Der reiche Amerikaner, dem es nicht ›fashionable‹ genug ist, sich auf offener Straße hinzustellen, um womöglich stundenlang von den nach einander eingehenden Mitteilungen Kenntnis zu nehmen, begibt sich nach seinem Clublokal, welches stets mit dem Telegrafenamt direkt telegrafisch verbunden ist, und nimmt hier die allmählich über den Draht eingehenden Nachrichten entgegen.
In jüngster Zeit ist man, wie die #Elektrotechnische Zeitschrift mitteilt, in Chicago noch einen Schritt weiter gegangen. Während der letzten Wahlen hat man dort einen Versuch gemacht, das Fernsprechnetz zu benutzen, um schnell die Nachrichten von dem Ergebnis der Wahlen zu verbreiten; man hatte eine Art ›mündliche Zeitung‹ in Szene gesetzt, auf die zu abonnieren allerdings nicht ganz billig war. Bei dem Interesse aber, welches das Publikum der Angelegenheit entgegenbrachte, wünschte jeder fortlaufend und möglichst schnell vom Stand und schließlich von dem Ausgang unterrichtet zu sein – und so ist dieser erste Versuch glänzend gelungen.

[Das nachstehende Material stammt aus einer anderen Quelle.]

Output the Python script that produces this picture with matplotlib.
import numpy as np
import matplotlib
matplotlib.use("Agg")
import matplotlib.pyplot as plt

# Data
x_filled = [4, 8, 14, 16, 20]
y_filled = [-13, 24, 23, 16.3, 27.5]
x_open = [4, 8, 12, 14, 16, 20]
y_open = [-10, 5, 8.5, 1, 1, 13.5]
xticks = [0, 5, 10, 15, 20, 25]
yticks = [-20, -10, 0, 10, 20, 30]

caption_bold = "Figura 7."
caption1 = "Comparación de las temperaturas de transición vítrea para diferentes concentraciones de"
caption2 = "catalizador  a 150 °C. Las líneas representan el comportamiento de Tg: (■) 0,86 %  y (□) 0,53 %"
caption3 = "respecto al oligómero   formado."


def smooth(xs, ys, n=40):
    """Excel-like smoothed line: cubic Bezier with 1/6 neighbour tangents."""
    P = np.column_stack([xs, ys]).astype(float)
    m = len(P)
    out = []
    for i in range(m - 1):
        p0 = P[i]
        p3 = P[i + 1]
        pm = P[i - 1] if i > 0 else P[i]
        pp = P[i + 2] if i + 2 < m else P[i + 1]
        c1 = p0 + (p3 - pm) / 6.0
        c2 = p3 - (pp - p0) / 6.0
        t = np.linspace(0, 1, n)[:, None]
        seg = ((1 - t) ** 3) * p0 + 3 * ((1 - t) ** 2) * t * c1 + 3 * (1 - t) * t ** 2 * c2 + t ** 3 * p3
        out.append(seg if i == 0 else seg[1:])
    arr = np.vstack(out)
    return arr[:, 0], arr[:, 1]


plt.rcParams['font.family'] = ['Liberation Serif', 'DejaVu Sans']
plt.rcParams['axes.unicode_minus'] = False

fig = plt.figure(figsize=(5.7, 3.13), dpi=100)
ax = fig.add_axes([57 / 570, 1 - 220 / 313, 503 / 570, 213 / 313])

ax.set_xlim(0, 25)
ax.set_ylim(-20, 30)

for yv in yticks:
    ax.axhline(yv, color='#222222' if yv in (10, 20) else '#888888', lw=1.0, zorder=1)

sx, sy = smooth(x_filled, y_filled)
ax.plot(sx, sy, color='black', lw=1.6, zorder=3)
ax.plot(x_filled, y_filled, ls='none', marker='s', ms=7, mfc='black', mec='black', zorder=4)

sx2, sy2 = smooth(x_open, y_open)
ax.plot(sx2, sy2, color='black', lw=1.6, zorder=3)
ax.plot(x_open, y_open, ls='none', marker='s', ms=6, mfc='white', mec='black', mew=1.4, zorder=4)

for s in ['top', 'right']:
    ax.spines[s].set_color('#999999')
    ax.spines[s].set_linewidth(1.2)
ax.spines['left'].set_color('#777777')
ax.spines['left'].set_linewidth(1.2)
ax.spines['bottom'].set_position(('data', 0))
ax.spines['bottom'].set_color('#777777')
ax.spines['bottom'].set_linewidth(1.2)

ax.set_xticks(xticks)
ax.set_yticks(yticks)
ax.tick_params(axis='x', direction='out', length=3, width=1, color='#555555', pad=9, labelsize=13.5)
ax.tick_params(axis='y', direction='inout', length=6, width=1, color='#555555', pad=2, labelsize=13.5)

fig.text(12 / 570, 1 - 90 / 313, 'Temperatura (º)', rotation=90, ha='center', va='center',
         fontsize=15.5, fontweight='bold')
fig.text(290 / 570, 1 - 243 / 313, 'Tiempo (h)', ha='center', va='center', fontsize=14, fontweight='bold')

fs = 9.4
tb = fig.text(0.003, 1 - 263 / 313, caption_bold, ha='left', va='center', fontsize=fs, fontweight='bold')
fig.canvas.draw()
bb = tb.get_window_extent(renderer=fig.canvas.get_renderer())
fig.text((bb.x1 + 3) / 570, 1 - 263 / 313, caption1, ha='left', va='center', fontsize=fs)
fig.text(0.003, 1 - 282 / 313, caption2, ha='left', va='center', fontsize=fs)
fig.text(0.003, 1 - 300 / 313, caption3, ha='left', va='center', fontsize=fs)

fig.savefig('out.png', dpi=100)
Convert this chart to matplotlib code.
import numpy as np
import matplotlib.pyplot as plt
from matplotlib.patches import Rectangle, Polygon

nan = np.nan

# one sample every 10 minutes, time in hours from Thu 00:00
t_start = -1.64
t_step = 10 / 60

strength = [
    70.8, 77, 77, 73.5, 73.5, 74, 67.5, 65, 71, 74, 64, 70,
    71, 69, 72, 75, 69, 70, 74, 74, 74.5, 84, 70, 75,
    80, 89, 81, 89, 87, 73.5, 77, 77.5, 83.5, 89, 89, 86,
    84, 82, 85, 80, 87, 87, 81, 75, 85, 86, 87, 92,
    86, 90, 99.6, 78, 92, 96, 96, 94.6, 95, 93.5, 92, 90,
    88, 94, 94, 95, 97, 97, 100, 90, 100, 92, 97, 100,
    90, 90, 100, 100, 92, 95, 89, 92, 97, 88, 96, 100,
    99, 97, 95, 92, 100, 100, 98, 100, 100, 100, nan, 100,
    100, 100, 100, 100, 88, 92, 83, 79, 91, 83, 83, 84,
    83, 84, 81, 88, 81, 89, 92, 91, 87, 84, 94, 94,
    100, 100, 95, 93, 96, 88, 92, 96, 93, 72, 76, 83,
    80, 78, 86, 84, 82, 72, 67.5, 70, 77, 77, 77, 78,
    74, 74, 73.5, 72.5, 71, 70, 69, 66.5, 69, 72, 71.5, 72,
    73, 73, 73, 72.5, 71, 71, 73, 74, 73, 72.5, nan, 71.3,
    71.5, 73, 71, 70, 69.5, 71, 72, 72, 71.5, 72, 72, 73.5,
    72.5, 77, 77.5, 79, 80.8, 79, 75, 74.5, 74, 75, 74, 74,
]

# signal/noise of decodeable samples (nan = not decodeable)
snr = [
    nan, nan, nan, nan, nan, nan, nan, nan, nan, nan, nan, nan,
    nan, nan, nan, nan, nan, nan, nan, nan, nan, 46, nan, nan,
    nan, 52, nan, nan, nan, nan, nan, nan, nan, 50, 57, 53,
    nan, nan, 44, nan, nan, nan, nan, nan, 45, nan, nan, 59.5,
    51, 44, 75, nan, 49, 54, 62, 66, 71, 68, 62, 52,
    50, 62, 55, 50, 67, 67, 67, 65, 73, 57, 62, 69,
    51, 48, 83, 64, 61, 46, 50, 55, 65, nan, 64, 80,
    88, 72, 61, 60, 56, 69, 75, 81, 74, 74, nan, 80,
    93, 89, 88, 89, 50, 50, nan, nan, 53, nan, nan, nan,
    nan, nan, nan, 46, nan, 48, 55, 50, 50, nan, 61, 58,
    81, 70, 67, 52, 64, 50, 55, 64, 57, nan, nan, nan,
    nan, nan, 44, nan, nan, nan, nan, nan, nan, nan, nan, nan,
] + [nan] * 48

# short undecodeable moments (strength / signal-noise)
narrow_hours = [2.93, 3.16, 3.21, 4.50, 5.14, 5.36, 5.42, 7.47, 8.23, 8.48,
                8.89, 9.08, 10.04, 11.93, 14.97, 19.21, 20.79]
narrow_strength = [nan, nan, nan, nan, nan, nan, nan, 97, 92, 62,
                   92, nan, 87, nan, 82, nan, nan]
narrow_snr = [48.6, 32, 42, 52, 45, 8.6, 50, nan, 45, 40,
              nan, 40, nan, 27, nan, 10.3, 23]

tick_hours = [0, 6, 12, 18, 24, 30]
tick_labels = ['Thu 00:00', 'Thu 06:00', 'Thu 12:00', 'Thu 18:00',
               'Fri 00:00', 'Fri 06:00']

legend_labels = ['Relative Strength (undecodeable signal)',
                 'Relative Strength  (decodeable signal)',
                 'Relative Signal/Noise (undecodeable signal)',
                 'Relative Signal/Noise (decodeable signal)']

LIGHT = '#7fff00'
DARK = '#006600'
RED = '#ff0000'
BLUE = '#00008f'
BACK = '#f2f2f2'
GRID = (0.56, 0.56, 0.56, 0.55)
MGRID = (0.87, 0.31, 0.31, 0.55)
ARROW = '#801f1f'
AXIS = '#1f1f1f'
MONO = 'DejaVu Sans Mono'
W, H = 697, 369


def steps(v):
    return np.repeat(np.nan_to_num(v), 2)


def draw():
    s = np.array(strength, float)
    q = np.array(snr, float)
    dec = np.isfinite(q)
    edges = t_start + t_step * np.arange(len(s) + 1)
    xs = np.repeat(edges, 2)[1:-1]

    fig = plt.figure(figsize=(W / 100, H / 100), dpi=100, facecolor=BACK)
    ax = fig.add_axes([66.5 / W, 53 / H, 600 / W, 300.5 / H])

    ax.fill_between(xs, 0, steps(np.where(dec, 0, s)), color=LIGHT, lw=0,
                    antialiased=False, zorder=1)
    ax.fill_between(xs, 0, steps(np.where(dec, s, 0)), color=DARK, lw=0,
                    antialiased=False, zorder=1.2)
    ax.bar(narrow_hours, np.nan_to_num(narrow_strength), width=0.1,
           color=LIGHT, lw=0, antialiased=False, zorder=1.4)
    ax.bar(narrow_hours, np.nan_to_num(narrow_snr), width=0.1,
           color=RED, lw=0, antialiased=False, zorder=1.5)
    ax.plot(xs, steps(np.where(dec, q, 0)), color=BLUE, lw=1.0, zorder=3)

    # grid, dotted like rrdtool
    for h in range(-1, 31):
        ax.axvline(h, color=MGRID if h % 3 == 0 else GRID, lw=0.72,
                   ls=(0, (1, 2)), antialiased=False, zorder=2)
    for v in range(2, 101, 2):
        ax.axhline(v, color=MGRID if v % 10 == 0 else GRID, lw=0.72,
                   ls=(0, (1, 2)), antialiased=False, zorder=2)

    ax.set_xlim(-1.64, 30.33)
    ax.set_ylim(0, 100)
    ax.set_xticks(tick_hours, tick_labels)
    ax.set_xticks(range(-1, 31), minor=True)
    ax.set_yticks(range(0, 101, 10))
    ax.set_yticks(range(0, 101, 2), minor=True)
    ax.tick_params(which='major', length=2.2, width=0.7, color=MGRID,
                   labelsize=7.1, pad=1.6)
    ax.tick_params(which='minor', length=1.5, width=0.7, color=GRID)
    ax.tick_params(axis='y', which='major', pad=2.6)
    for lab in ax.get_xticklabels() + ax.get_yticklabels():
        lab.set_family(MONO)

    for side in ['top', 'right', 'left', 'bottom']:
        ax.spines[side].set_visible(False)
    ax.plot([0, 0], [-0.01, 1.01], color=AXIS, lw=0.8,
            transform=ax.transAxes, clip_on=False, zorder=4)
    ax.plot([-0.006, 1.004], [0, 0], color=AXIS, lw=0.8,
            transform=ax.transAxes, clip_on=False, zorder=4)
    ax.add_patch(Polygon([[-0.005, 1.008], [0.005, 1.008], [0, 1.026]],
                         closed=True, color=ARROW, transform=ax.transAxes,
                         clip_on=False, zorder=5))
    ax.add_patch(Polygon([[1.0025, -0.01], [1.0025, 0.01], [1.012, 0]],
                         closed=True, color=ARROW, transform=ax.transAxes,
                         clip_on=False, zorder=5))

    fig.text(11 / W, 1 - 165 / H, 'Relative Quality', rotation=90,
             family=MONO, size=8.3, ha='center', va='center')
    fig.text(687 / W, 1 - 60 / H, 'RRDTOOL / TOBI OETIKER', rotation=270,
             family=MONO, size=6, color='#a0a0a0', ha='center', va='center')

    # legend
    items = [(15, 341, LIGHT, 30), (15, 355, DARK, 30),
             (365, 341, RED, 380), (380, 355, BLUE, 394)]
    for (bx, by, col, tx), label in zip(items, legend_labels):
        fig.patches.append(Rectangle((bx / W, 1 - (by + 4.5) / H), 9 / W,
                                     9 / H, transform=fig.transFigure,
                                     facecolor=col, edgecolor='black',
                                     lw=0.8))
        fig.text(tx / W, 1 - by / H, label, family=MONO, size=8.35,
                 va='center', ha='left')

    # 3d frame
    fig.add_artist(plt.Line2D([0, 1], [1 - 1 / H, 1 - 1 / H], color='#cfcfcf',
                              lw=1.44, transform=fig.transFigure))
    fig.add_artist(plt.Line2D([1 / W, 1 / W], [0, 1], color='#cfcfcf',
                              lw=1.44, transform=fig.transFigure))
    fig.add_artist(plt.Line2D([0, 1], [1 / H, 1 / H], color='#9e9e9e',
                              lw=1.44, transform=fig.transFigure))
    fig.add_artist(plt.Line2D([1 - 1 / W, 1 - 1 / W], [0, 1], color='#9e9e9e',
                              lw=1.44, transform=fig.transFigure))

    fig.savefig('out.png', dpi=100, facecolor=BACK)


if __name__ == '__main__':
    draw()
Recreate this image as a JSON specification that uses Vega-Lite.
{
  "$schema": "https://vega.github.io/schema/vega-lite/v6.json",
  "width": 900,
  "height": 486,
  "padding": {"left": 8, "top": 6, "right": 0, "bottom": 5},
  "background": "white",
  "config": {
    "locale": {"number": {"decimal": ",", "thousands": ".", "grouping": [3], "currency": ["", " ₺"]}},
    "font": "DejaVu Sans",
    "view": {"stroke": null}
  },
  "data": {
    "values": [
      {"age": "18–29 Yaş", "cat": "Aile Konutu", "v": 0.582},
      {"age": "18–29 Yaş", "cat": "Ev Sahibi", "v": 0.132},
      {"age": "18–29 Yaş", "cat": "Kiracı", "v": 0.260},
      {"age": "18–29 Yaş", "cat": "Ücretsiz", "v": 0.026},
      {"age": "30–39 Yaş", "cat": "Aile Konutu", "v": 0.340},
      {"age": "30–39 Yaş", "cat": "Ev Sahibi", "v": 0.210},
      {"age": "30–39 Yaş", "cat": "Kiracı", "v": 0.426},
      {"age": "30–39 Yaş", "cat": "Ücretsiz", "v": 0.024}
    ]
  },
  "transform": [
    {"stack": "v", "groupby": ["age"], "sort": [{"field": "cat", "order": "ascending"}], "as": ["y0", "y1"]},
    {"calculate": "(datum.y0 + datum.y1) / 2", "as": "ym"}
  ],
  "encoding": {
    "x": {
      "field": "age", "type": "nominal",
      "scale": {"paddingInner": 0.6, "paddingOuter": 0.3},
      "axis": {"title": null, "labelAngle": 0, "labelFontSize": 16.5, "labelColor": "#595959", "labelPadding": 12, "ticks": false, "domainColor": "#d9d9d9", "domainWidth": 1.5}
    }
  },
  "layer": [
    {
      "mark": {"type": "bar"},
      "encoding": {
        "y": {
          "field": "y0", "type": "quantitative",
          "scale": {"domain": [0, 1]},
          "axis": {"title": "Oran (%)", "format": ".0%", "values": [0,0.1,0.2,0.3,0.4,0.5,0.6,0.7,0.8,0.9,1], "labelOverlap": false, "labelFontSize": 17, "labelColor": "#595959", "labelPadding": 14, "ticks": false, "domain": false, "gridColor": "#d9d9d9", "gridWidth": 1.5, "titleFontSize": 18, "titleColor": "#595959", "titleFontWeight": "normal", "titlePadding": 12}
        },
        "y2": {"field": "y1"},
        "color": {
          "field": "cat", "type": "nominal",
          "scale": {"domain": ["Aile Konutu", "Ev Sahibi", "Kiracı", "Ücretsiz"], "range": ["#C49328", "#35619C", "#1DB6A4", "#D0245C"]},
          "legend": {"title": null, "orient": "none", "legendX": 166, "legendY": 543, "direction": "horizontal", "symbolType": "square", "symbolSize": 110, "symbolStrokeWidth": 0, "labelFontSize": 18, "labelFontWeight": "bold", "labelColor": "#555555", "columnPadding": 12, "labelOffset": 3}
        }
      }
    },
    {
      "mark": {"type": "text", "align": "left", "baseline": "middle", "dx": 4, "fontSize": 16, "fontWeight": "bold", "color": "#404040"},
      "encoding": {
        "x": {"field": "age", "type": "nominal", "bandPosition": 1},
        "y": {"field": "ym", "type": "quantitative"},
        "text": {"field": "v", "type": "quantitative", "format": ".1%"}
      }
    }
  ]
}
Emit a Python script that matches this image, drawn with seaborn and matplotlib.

Das Hauptfernsprechamt in Chicago ist mit vielen größeren Städten der Union telefonisch verbunden; in diesen Städten führten die Verbindungen direkt nach dem Wahllokal, man konnte also im Chicagoer Hauptamt mit einem Minimum von Zeitverlust das Ergebnis und den Gang der Wahlen erfahren. Die eingehenden Nachrichten wurden dort redigiert und ein Beamter sprach nun mit lauter Stimme die Nachricht in ein sehr kräftiges Mikrofon hinein, welches mit sämtlichen kleineren Ämtern Chicagos verbunden war, diese erhielten also alle gleichzeitig die Mitteilung; hier wie auf dem Hauptamt wurde dann die Nachricht mittelst Schreibmaschine vervielfältigt. Die für diesen Zweck bestimmten Maschinen sind von besonderer Konstruktion, so dass man auf Seidenpapier mit zwischenliegendem Kohlepapier bis zu 40 Kopien auf einmal herstellen kann. Jeder Beamte an den Vielfachumschaltern erhielt nun einen Abzug und schaltete sich dann in die Stromkreise von 12 Teilnehmern ein; zuerst wurden diese gleichzeitig angerufen, und etwa 30 Sekunden später las dann der Beamte die Nachricht den inzwischen an ihren Apparat getretenen Teilnehmern vor. In dieser Weise wurden in der Zeit zwischen 19 Uhr und Mitternacht 100 Bulletins ausgegeben.
Der Zeitgewinn gegenüber den telegrafisch verbreiteten Nachrichten betrug in jedem einzelnen Falle 15 – 30 Minuten; rechnet man dazu die Bequemlichkeit, daheimbleiben bleiben zu können, so ist es nicht zu verwundern, dass unter 10 000 Fernsprech-Teilnehmern, die Chicago zählt, nicht weniger als 1000, d. h, ein beträchtlicher Teil derjenigen Teilnehmer, welche um die angegebene Zeit sich noch in ihren Büros aufhalten oder in ihren Privatwohnungen Telefon haben, auf diese ›mündliche Zeitung‹ abonniert hatten.